This problem is usually caused by the following reasons (the example is based on Linux operating systems).
When the operating system is out of physical memory and swap space, the OOM Killer mechanism (enabled by default) selectively kills processes. How does OOM Killer know which process to kill first?In fact, every process in Linux operating systems has an oom_score (located in /proc/<pid>/oom_score). The higher the value of oom_score, the more likely it is selected and killed by OOM Killer.
When a process is killed by OOM Killer, its PID and other information are logged. You can query the operating system logs to check whether a process has been killed by OOM Killer.
The log indicating that an ECS cluster process is killed by OOM Killer is as follows:
[Wed Aug 31 16:36:42 2017] Out of memory: Kill process 43805 (keystone-all) score 249 or sacrifice child
[Wed Aug 31 16:36:42 2017] Killed process 43805 (keystone-all) total-vm:4446352kB, anon-rss:4053140kB, file-rss:68kB
[Wed Aug 31 16:56:25 2017] keystone-all invoked oom-killer: gfp_mask=0x280da, order=0, oom_score_adj=0
[Wed Aug 31 16:56:25 2017] keystone-all cpuset=/ mems_allowed=0
[Wed Aug 31 16:56:25 2017] CPU: 2 PID: 88196 Comm: keystone-all Not tainted 3.10.0-327.13.1.el7.x86_64 #1
The log indicating that a Swarm cluster process is killed by OOM Killer is as follows:
Memory cgroup out of memory: Kill process 20911 (beam.smp) score 1001 or sacrifice child
Killed process 20977 (sh) total-vm:4404kB, anon-rss:0kB, file-rss:508kB
In summary, the query command is
root# grep -i 'killed process' /var/log/messages
root# egrep "oom-killer|total-vm" /var/log/messages
The following solutions are available for this problem:
- Extend the physical memory of the ECS instance or reduce the memory allocated to the killed process
- Check whether the ECS instance is mounted with a swap partition. If not, search the methods for mounting swap partitions in Linux systems and mount the swap partitions yourself. By default, ECS instances are not mounted with swap partitions. Most of the OOM Killer problems in the Alibaba Cloud ECS environment are caused by the lack of swap partitions. Process health is more important than performance.

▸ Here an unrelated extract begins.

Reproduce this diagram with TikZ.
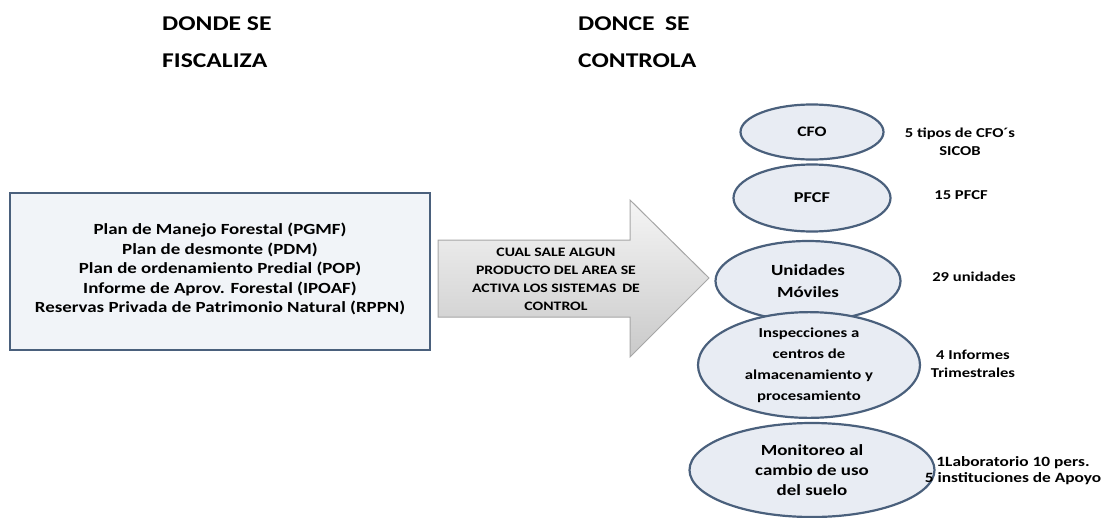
\documentclass[tikz,border=0pt]{standalone}
\usepackage{fontspec}
\setmainfont{Carlito}[FakeStretch=1.22]
\usetikzlibrary{shapes.geometric}
\definecolor{edgeblue}{HTML}{4A607C}
\definecolor{fillblue}{HTML}{E8ECF3}
\definecolor{boxfill}{HTML}{F1F4F8}
\tikzset{
  title/.style={font=\bfseries\fontsize{21}{37}\selectfont, align=left, inner sep=0pt, anchor=west},
  oval/.style={ellipse, draw=edgeblue, line width=2.2pt, fill=fillblue, inner sep=0pt, align=center, font=\bfseries\fontsize{15}{21}\selectfont},
  note/.style={align=center, inner sep=0pt, font=\bfseries\fontsize{13.6}{17.5}\selectfont},
}
\begin{document}
\begin{tikzpicture}[x=1pt,y=-1pt]
\useasboundingbox (0,0) rectangle (1113,517);
% titles
\node[title] (t1) at (162,42) {DONDE SE\\FISCALIZA};
\node[title] (t2) at (578,42) {DONCE\enspace SE\\CONTROLA};
% left box
\node[draw=edgeblue, line width=1.6pt, fill=boxfill, minimum width=420pt, minimum height=157pt, inner sep=0pt] (box) at (220,271.5) {};
\node[align=center, inner sep=0pt, font=\bfseries\fontsize{15.5}{19.5}\selectfont] (boxtext) at (220,269)
  {Plan de Manejo Forestal (PGMF)\\Plan de desmonte (PDM)\\Plan de ordenamiento Predial (POP)\\Informe de Aprov. Forestal (IPOAF)\\Reservas Privada de Patrimonio Natural (RPPN)};
% arrow
\coordinate (a1) at (438,240);
\coordinate (a2) at (630,240);
\coordinate (a3) at (630,200);
\coordinate (a4) at (709,278);
\coordinate (a5) at (630,357);
\coordinate (a6) at (630,317);
\coordinate (a7) at (438,317);
\shade[top color=gray!8, bottom color=gray!42, draw=gray!70, line width=1pt]
  (a1) -- (a2) -- (a3) -- (a4) -- (a5) -- (a6) -- (a7) -- cycle;
\node[align=center, inner sep=0pt, font=\bfseries\fontsize{12.9}{18}\selectfont] (at) at (556,279)
  {CUAL SALE ALGUN\\PRODUCTO DEL AREA SE\\ACTIVA LOS SISTEMAS\, DE\\CONTROL};
% ellipses
\node[oval, minimum width=143pt, minimum height=55pt, font=\bfseries\fontsize{14.5}{17}\selectfont] (e1) at (812,132) {CFO};
\node[oval, minimum width=157pt, minimum height=67pt] (e2) at (812,198) {PFCF};
\node[oval, minimum width=185pt, minimum height=80pt, font=\bfseries\fontsize{15.5}{22}\selectfont] (e3) at (808,281) {Unidades\\Móviles};
\node[oval, minimum width=222pt, minimum height=88pt, font=\bfseries\fontsize{13.7}{21}\selectfont] (e4) at (809,365) {Inspecciones a\\centros de\\almacenamiento y\\procesamiento};
\node[oval, minimum width=245pt, minimum height=94pt, font=\bfseries\fontsize{15.5}{20}\selectfont] (e5) at (812,470) {Monitoreo al\\cambio de uso\\del suelo};
% notes
\node[note] (n1) at (960,142) {5 tipos de CFO´s\\SICOB};
\node[note] (n2) at (961,195) {15 PFCF};
\node[note] (n3) at (974,277) {29 unidades};
\node[note] (n4) at (973,364) {4 Informes\\Trimestrales};
\node[note, font=\bfseries\fontsize{14.2}{16}\selectfont] (n5) at (1013,471) {1Laboratorio 10 pers.\\5 instituciones de Apoyo};
\end{tikzpicture}
\end{document}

JVM process crashing during runtime are usually due to abnormal JNI calls, C Heap OOM, and other bugs. When this problem occurs, the following log file is generated in the working directory of the current JVM process (run the pwdx <jvm_pid> command to query the logs):
Typically, in the log file, you can locate the thread that is being executed when the JVM process crashes or the cause of the crash. If necessary, enable the generation of coredump files for further analysis.
In addition, you can select the Abnormal Exit Analysis option on the Application Information page of the EDAS console. If the application monitoring and alarm function is enabled, an alarm is generated when the JVM process is terminated unexpectedly. In this case, you can log on to the ECS instance to query logs for cause analysis.